Photograph: Karlo Hauyon


Pan con ChicharrÓn

at Avenida Peru

Sandwiches are eaten at all hours in Peru, but they’re most popular for breakfast. Karlo Caceres turns his restaurant into a sanguchería on weekend mornings, and the star is the pan con chicharrón. It starts with a crunchy-crust bun that has an especially soft interior — all the better to soak up juices from the roast pork. Sliced sweet potato adds texture, while a salsa criolla (marinated red onions) adds some zip. $9. 3131 N. Central Ave., Cragin — Titus Ruscitti 

Photograph: Jeff Marini



at TriBecca’s Sandwich Shop

From Cubanos to horseshoes, Becca Grothe knows her way around regional sandwiches, but it’s her update to Maid-Rite’s loose meat specialty that’s particularly brilliant. She mixes Slagel Family Farm ground beef with onions and mustard, then decks it out with Muenster cheese, sweet-and-sour onions, and steak sauce aïoli. If this is wrong, then we don’t want to be right. $11.95. 2949 W. Belmont Ave., Avondale — Amy Cavanaugh

Photograph: Kinan Moufti


Hot Honey Butta’ Chicken Sandwich

at Hot Chi Chicken n’ Cones

Achieving balance in a fried chicken sandwich (a butter-bathed one, no less) isn’t easy. This place, though, nails it. Pillow-soft brioche plays against the crunch of pickles and slaw, while mayo tempers cayenne-pepper-fired heat. But it’s a hit of acid — courtesy of an apple-cider-vinegar-enriched glaze — that cuts the richness and makes this sandwich sing. $11. 100 W. 87th St., West Chatham — Cate Huguelet

Photograph: Lucy Hewett


Ham and cheese

at Oriole

Leave it to Noah Sandoval to create the most refined ham sandwich we’ve ever seen. He spreads a Phlour baguette with walnut mustard from Rare Tea Cellar, then loads on slices of Edwards Virginia Smokehouse country ham and Publican Quality Meats mortadella, plus raclette and lemony arugula. It’s a sandwich that puts your brown-bag lunch to shame. $12. 661 W. Walnut St., Fulton River District — A.C. 

Photograph: Clayton Hauck



at Lardon

Everyone has their favorite sandwich at this fine salumeria, where all the sausages and deli meats are cured in-house.

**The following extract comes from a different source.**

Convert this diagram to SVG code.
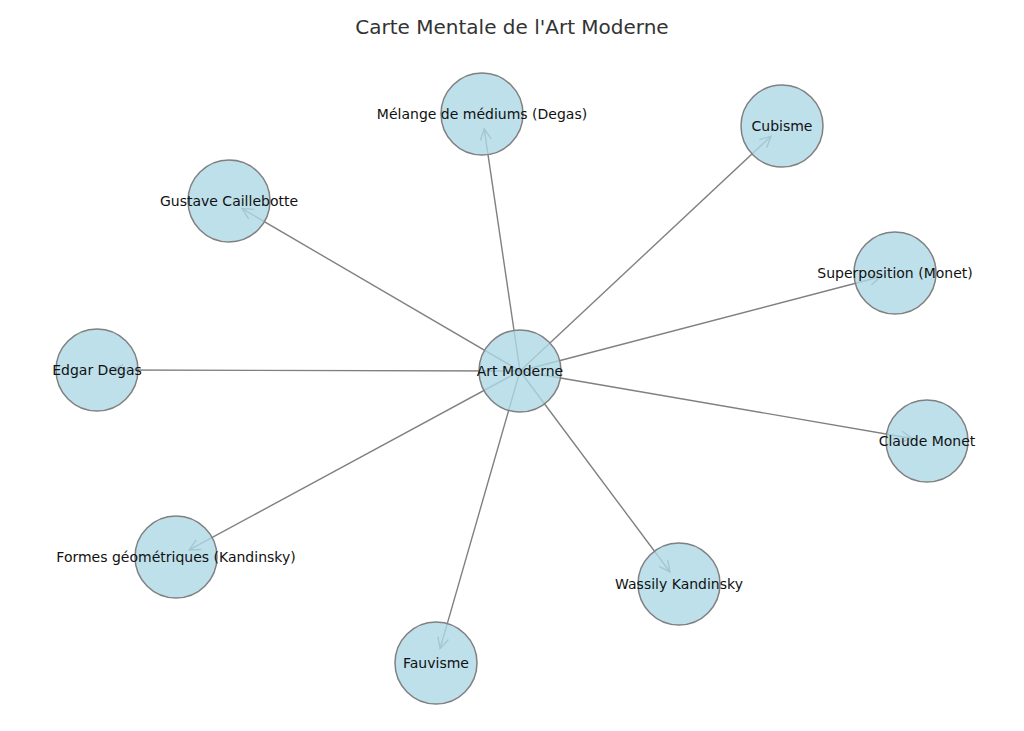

We don’t have to order the Reuben every time, but there’s just something about the way the pepper rub on the cured beef combines with the mellowness of Midnight Moon Gouda and the bright, rough crunch of house-cured kraut. $17. 2200 N. California Ave., Logan Square — John Kessler

Photograph: Lucy Hewett


Smoked Lamb Bocadillo

at Bocadillo Market

Spanish-style sandwiches known as bocadillos are the main daytime offering at James Martin’s café. Fillings ranging from fried calamari to squash blossoms get tucked into a baguette. All are good, but we’re partial to the smoked lamb rib, a decadent combination that includes a bright Ñora pepper aïoli, pungent herbs, and pickled green beans and carrots, which provide crunch. $16. 2342 N. Clark St., Lincoln Park — T.R.

Photograph: Jill Paider


Sloppy Joe

at Bar Mar

What does José Andrés’s new place offer that your average stew-and-slop cafeteria version can’t? Nuanced flavors and pure panache. Dry-aged beef trimmings — yes, there’s wagyu in there — are simmered for four hours in a ketchup sauce spiked with bell peppers, mace, and one damn fine secret ingredient: Kentucky bourbon barrel Worcestershire sauce. It’s served on a toasted brioche bun.$12 dinner; $14 lunch. 120 N. Wacker Dr., Loop — Peter Gianopulos 

Photograph: BRND House


Mama’s McFish

at Mother’s Ruin

Creating a riff on a fast-food favorite is nothing new. Creating a riff this good sure is. The bar, a local outpost of a New York classic, serves cocktails and bar bites, including this fancy version of a McDonald’s Filet-O-Fish. A thick square of crispy fried fish comes tucked in a toasted bun with a slather of spicy tartar sauce, shredded lettuce, and pickles. $16. 2943 N. Milwaukee Ave., Logan Square — A.C.

Photograph: Michael Zajakowski


Cumin Lamb Crispy Roll

at Liang Crispy Roll

With more than 12,000 locations worldwide, this chain has made big business of fast-foodifying the tender, flaky Chinese pancake shou zhua bing. Now it has arrived in Chicago, and we’re fully on board. You can pick from various fillings, but wrapping the popular street food around a heap of fragrant cumin lamb and griddled onions begets a fantastic snack. $7.50. 2161 S. China Pl., Chinatown — C.H.